— start —

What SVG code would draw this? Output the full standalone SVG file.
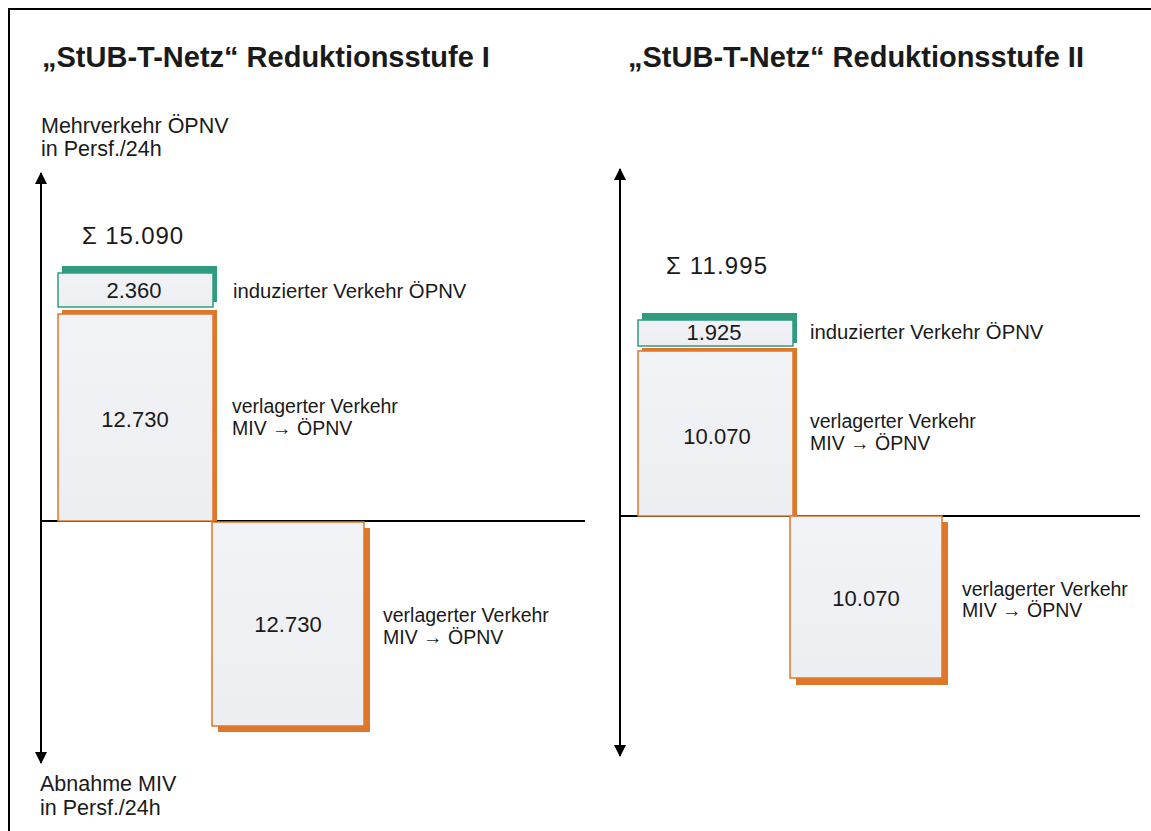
<svg xmlns="http://www.w3.org/2000/svg" width="1151" height="831" viewBox="0 0 1151 831">
<defs>
<linearGradient id="fillg" x1="0" y1="0" x2="0" y2="1">
<stop offset="0" stop-color="#f1f3f6"/>
<stop offset="1" stop-color="#eceef1"/>
</linearGradient>
<marker id="arr" viewBox="0 0 12 14" refX="11" refY="7" markerWidth="12" markerHeight="14" markerUnits="userSpaceOnUse" orient="auto">
<path d="M0,1 L12,7 L0,13 Z" fill="#000"/>
</marker>
</defs>
<style>
text{font-family:"Liberation Sans",Arial,sans-serif;fill:#1a1a1a}
.title{font-size:29px;font-weight:bold}
.ax{font-size:21.5px}
.val{font-size:22px;text-anchor:middle}
.lbl{font-size:19.5px}
.ind{font-size:20.3px}
.sum{font-size:24px}
.shg{fill:#2f9c80}
.sho{fill:#df772b}
.fg{fill:url(#fillg);stroke:#2f9c80;stroke-width:1.5}
.fo{fill:url(#fillg);stroke:#df772b;stroke-width:1.5}
.axis{stroke:#000;stroke-width:2;fill:none}
</style>
<rect x="0" y="0" width="1151" height="831" fill="#fff"/>
<path d="M9,831 V9 H1151" fill="none" stroke="#000" stroke-width="2"/>

<text class="title" x="42" y="67">„StUB-T-Netz“ Reduktionsstufe I</text>
<text class="title" x="628" y="67">„StUB-T-Netz“ Reduktionsstufe II</text>

<g id="connectors">
<line class="axis" x1="41" y1="521" x2="41" y2="173" marker-end="url(#arr)"/>
<line class="axis" x1="41" y1="521" x2="41" y2="763" marker-end="url(#arr)"/>
<line class="axis" x1="41" y1="521" x2="585" y2="521"/>
<line class="axis" x1="620" y1="516" x2="620" y2="169" marker-end="url(#arr)"/>
<line class="axis" x1="620" y1="516" x2="620" y2="756" marker-end="url(#arr)"/>
<line class="axis" x1="620" y1="516" x2="1140" y2="516"/>
</g>

<g id="axis-labels">
<text class="ax" x="41" y="133">Mehrverkehr ÖPNV</text>
<text class="ax" x="41" y="156">in Persf./24h</text>
<text class="ax" x="40" y="791">Abnahme MIV</text>
<text class="ax" x="40" y="815">in Persf./24h</text>
</g>

<g id="sum1"><text class="sum" x="82" y="244" textLength="101">Σ 15.090</text></g>
<g id="sum2"><text class="sum" x="666" y="274" textLength="101">Σ 11.995</text></g>

<g id="box-ind-1">
<rect class="shg" x="62" y="266" width="155" height="36"/>
<rect class="fg" x="58" y="273" width="155" height="34"/>
<text class="val" x="134" y="298">2.360</text>
<text class="ind" x="233" y="298">induzierter Verkehr ÖPNV</text>
</g>

<g id="box-verl-up-1">
<rect class="sho" x="62" y="310" width="155" height="211"/>
<rect class="fo" x="58" y="314" width="155" height="207"/>
<text class="val" x="135" y="427">12.730</text>
<text class="lbl" x="232" y="413">verlagerter Verkehr</text>
<text class="lbl" x="232" y="435">MIV → ÖPNV</text>
</g>

<g id="box-verl-down-1">
<rect class="sho" x="218" y="528" width="152" height="204"/>
<rect class="fo" x="212" y="522" width="152" height="204"/>
<text class="val" x="288" y="632">12.730</text>
<text class="lbl" x="383" y="622">verlagerter Verkehr</text>
<text class="lbl" x="383" y="644">MIV → ÖPNV</text>
</g>

<g id="box-ind-2">
<rect class="shg" x="642" y="313" width="155" height="30"/>
<rect class="fg" x="638" y="320" width="155" height="26"/>
<text class="val" x="714" y="340">1.925</text>
<text class="ind" x="810" y="339">induzierter Verkehr ÖPNV</text>
</g>

<g id="box-verl-up-2">
<rect class="sho" x="642" y="348" width="155" height="168"/>
<rect class="fo" x="638" y="351" width="155" height="165"/>
<text class="val" x="717" y="444">10.070</text>
<text class="lbl" x="810" y="428">verlagerter Verkehr</text>
<text class="lbl" x="810" y="450">MIV → ÖPNV</text>
</g>

<g id="box-verl-down-2">
<rect class="sho" x="796" y="522" width="152" height="163"/>
<rect class="fo" x="790" y="516" width="152" height="162"/>
<text class="val" x="866" y="606">10.070</text>
<text class="lbl" x="962" y="596">verlagerter Verkehr</text>
<text class="lbl" x="962" y="617">MIV → ÖPNV</text>
</g>
</svg>
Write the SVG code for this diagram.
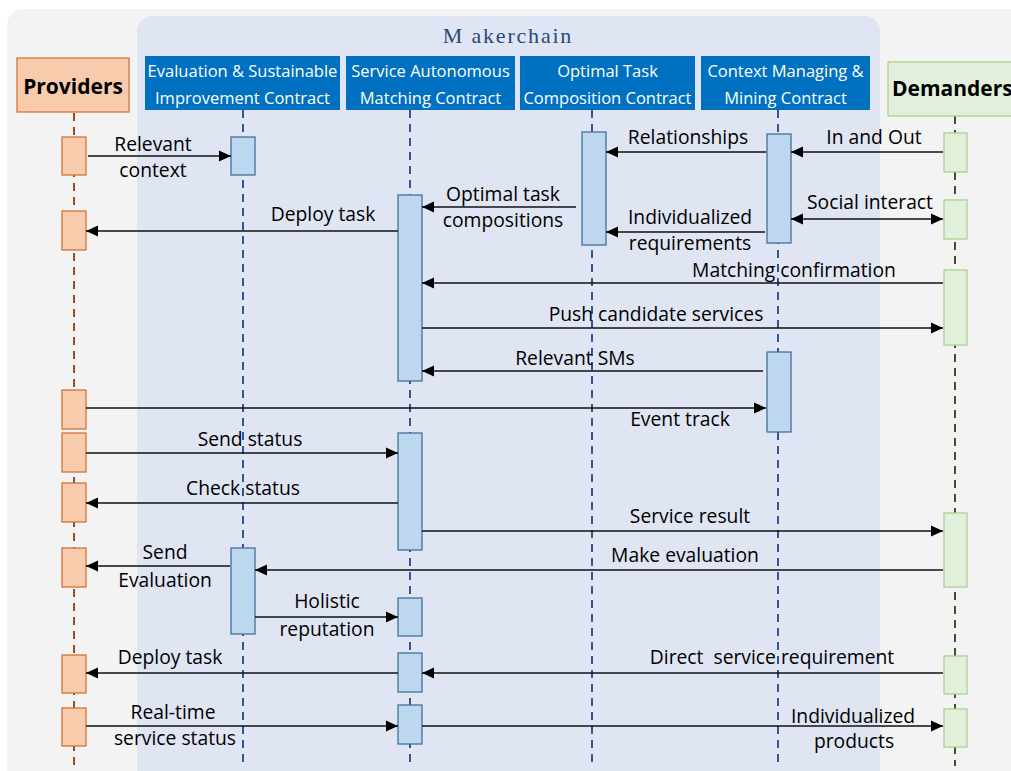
<svg xmlns="http://www.w3.org/2000/svg" width="1011" height="771" viewBox="0 0 1011 771">
  <defs>
    <marker id="head" viewBox="0 0 12 12" refX="12" refY="6" markerWidth="12" markerHeight="12" markerUnits="userSpaceOnUse" orient="auto-start-reverse">
      <path d="M0,0.5 L12,6 L0,11.5 Z" fill="#000"/>
    </marker>
    <style>
      .bg { fill: #f3f3f3; }
      .chain { fill: #dfe5f2; }
      .title { font-family: "Liberation Serif", serif; font-size: 22px; letter-spacing: 1.8px; fill: #2a4a78; text-anchor: middle; }
      .hdr { fill: #0070c0; }
      .hdrtxt { font-family: "Open Sans", "Noto Sans", sans-serif; font-size: 16.5px; fill: #ffffff; text-anchor: middle; }
      .actor { font-family: "Open Sans", "Noto Sans", sans-serif; font-size: 21px; font-weight: bold; fill: #000; }
      .prov { fill: #f8cbad; stroke: #d0743a; stroke-width: 1.3; }
      .dem { fill: #e2efda; stroke: #a9d18e; stroke-width: 1.3; }
      .blue { fill: #bdd7ee; stroke: #41719c; stroke-width: 1.3; }
      .life { fill: none; stroke-width: 2; stroke-dasharray: 8 6; }
      .lp { stroke: #9c4a1c; }
      .lb { stroke: #2f5597; }
      .lg { stroke: #375623; }
      .msg { fill: none; stroke: #111; stroke-width: 1.3; marker-end: url(#head); }
      .lbl { font-family: "Open Sans", "Noto Sans", sans-serif; font-size: 19.3px; fill: #000; text-anchor: middle; }
    </style>
  </defs>

  <!-- backgrounds -->
  <rect class="bg" x="7" y="9" width="1030" height="780" rx="16"/>
  <rect class="chain" x="137" y="16" width="743" height="770" rx="15"/>
  <text class="title" x="508" y="43" xml:space="preserve">M akerchain</text>

  <!-- lifelines -->
  <g id="lifelines">
    <line class="life lp" x1="74" y1="113" x2="74" y2="766"/>
    <line class="life lb" x1="243" y1="110" x2="243" y2="766"/>
    <line class="life lb" x1="410" y1="110" x2="410" y2="766"/>
    <line class="life lb" x1="592" y1="110" x2="592" y2="766"/>
    <line class="life lb" x1="778" y1="110" x2="778" y2="766"/>
    <line class="life lg" x1="955" y1="116" x2="955" y2="766"/>
  </g>

  <!-- participants -->
  <g id="providers">
    <rect class="prov" x="17" y="58" width="112" height="54"/>
    <text class="actor" x="73" y="94" text-anchor="middle">Providers</text>
    <rect class="prov" x="62" y="137" width="24" height="38"/>
    <rect class="prov" x="62" y="211" width="24" height="39"/>
    <rect class="prov" x="62" y="390" width="24" height="39"/>
    <rect class="prov" x="62" y="433" width="24" height="39"/>
    <rect class="prov" x="62" y="483" width="24" height="39"/>
    <rect class="prov" x="62" y="548" width="24" height="39"/>
    <rect class="prov" x="62" y="655" width="24" height="38"/>
    <rect class="prov" x="62" y="708" width="24" height="38"/>
  </g>

  <g id="evaluation-contract">
    <rect class="hdr" x="145" y="56" width="195" height="54"/>
    <text class="hdrtxt" x="242.5" y="77">Evaluation &amp; Sustainable</text>
    <text class="hdrtxt" x="242.5" y="104">Improvement Contract</text>
    <rect class="blue" x="231" y="137" width="24" height="38"/>
    <rect class="blue" x="231" y="548" width="24" height="86"/>
  </g>

  <g id="matching-contract">
    <rect class="hdr" x="346" y="56" width="169" height="54"/>
    <text class="hdrtxt" x="430.5" y="77">Service Autonomous</text>
    <text class="hdrtxt" x="430.5" y="104">Matching Contract</text>
    <rect class="blue" x="398" y="195" width="24" height="186"/>
    <rect class="blue" x="398" y="433" width="24" height="117"/>
    <rect class="blue" x="398" y="598" width="24" height="38"/>
    <rect class="blue" x="398" y="653" width="24" height="39"/>
    <rect class="blue" x="398" y="705" width="24" height="39"/>
  </g>

  <g id="composition-contract">
    <rect class="hdr" x="520" y="56" width="175" height="54"/>
    <text class="hdrtxt" x="607.5" y="77">Optimal Task</text>
    <text class="hdrtxt" x="607.5" y="104">Composition Contract</text>
    <rect class="blue" x="582" y="132" width="24" height="113"/>
  </g>

  <g id="context-contract">
    <rect class="hdr" x="701" y="56" width="169" height="54"/>
    <text class="hdrtxt" x="785.5" y="77">Context Managing &amp;</text>
    <text class="hdrtxt" x="785.5" y="104">Mining Contract</text>
    <rect class="blue" x="767" y="134" width="24" height="109"/>
    <rect class="blue" x="767" y="352" width="24" height="80"/>
  </g>

  <g id="demanders">
    <rect class="dem" x="888" y="62" width="140" height="54"/>
    <text class="actor" x="892" y="96">Demanders</text>
    <rect class="dem" x="944" y="133" width="23" height="39"/>
    <rect class="dem" x="944" y="200" width="23" height="39"/>
    <rect class="dem" x="944" y="270" width="23" height="75"/>
    <rect class="dem" x="944" y="513" width="23" height="74"/>
    <rect class="dem" x="944" y="656" width="23" height="38"/>
    <rect class="dem" x="944" y="709" width="23" height="38"/>
  </g>

  <!-- messages -->
  <g id="connectors">
    <line class="msg" x1="88" y1="156" x2="231" y2="156"/>
    <line class="msg" x1="398" y1="231" x2="86" y2="231"/>
    <line class="msg" x1="766" y1="152" x2="606" y2="152"/>
    <line class="msg" x1="943" y1="152" x2="791" y2="152"/>
    <line class="msg" x1="576" y1="207" x2="422" y2="207"/>
    <line class="msg" x1="765" y1="232" x2="606" y2="232"/>
    <line class="msg" x1="791" y1="219" x2="943" y2="219" marker-start="url(#head)"/>
    <line class="msg" x1="943" y1="283" x2="422" y2="283"/>
    <line class="msg" x1="422" y1="328" x2="943" y2="328"/>
    <line class="msg" x1="763" y1="371" x2="422" y2="371"/>
    <line class="msg" x1="86" y1="408" x2="766" y2="408"/>
    <line class="msg" x1="86" y1="453" x2="398" y2="453"/>
    <line class="msg" x1="398" y1="503" x2="86" y2="503"/>
    <line class="msg" x1="422" y1="531" x2="943" y2="531"/>
    <line class="msg" x1="943" y1="570" x2="255" y2="570"/>
    <line class="msg" x1="230" y1="566" x2="86" y2="566"/>
    <line class="msg" x1="255" y1="617" x2="398" y2="617"/>
    <line class="msg" x1="398" y1="673" x2="86" y2="673"/>
    <line class="msg" x1="943" y1="673" x2="422" y2="673"/>
    <line class="msg" x1="86" y1="726" x2="398" y2="726"/>
    <line class="msg" x1="422" y1="726" x2="943" y2="726"/>
  </g>

  <!-- message labels -->
  <g id="labels">
    <text class="lbl" x="153" y="151">Relevant</text>
    <text class="lbl" x="153" y="177">context</text>
    <text class="lbl" x="323" y="221">Deploy task</text>
    <text class="lbl" x="688" y="144">Relationships</text>
    <text class="lbl" x="874" y="144">In and Out</text>
    <text class="lbl" x="503" y="201">Optimal task</text>
    <text class="lbl" x="503" y="227">compositions</text>
    <text class="lbl" x="690" y="224">Individualized</text>
    <text class="lbl" x="690" y="250">requirements</text>
    <text class="lbl" x="870" y="209">Social interact</text>
    <text class="lbl" x="794" y="277">Matching confirmation</text>
    <text class="lbl" x="656" y="321">Push candidate services</text>
    <text class="lbl" x="575" y="365">Relevant SMs</text>
    <text class="lbl" x="680" y="426">Event track</text>
    <text class="lbl" x="250" y="446">Send status</text>
    <text class="lbl" x="243" y="495">Check status</text>
    <text class="lbl" x="690" y="523">Service result</text>
    <text class="lbl" x="685" y="562">Make evaluation</text>
    <text class="lbl" x="165" y="559">Send</text>
    <text class="lbl" x="165" y="587">Evaluation</text>
    <text class="lbl" x="327" y="608">Holistic</text>
    <text class="lbl" x="327" y="636">reputation</text>
    <text class="lbl" x="170" y="664">Deploy task</text>
    <text class="lbl" x="772" y="664" xml:space="preserve">Direct  service requirement</text>
    <text class="lbl" x="173" y="719">Real-time</text>
    <text class="lbl" x="175" y="745">service status</text>
    <text class="lbl" x="853" y="723">Individualized</text>
    <text class="lbl" x="854" y="748">products</text>
  </g>
</svg>
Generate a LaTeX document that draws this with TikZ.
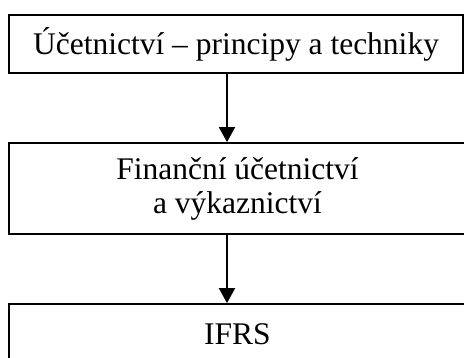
\documentclass[tikz,border=0pt]{standalone}
\usepackage{fontspec}
\setmainfont{Liberation Serif}
\usetikzlibrary{arrows.meta}
\tikzset {>={Triangle[width=16pt,length=15pt]}}

\begin{document}
\begin{tikzpicture}[x=1pt,y=-1pt,
  blok/.style={draw,line width=1.8pt,inner sep=0pt,align=center,
    font=\fontsize{31.5}{34}\selectfont}]
\useasboundingbox (0,0) rectangle (464,358);

\node[blok,minimum width=454pt,minimum height=58pt] (ucet) at (236,44)
  {Účetnictví – principy a techniky};
\node[blok,minimum width=457pt,minimum height=91pt] (fin) at (237.5,188.5)
  {Finanční účetnictví\\ a výkaznictví};
\node[blok,minimum width=457pt,minimum height=60pt] (ifrs) at (237.5,334)
  {IFRS};

\coordinate (osa) at (227,0);
\draw[->,line width=2pt] (ucet.south -| osa) -- (fin.north -| osa);
\draw[->,line width=2pt] (fin.south -| osa) -- (ifrs.north -| osa);
\end{tikzpicture}
\end{document}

— end —

▶ WRITTEN REQUEST: Pull out every line holding "this" from the records above, and copy it.

▶ EXERCISE ANSWER:
What SVG code would draw this? Output the full standalone SVG file.
Write the SVG code for this diagram.
Generate a LaTeX document that draws this with TikZ.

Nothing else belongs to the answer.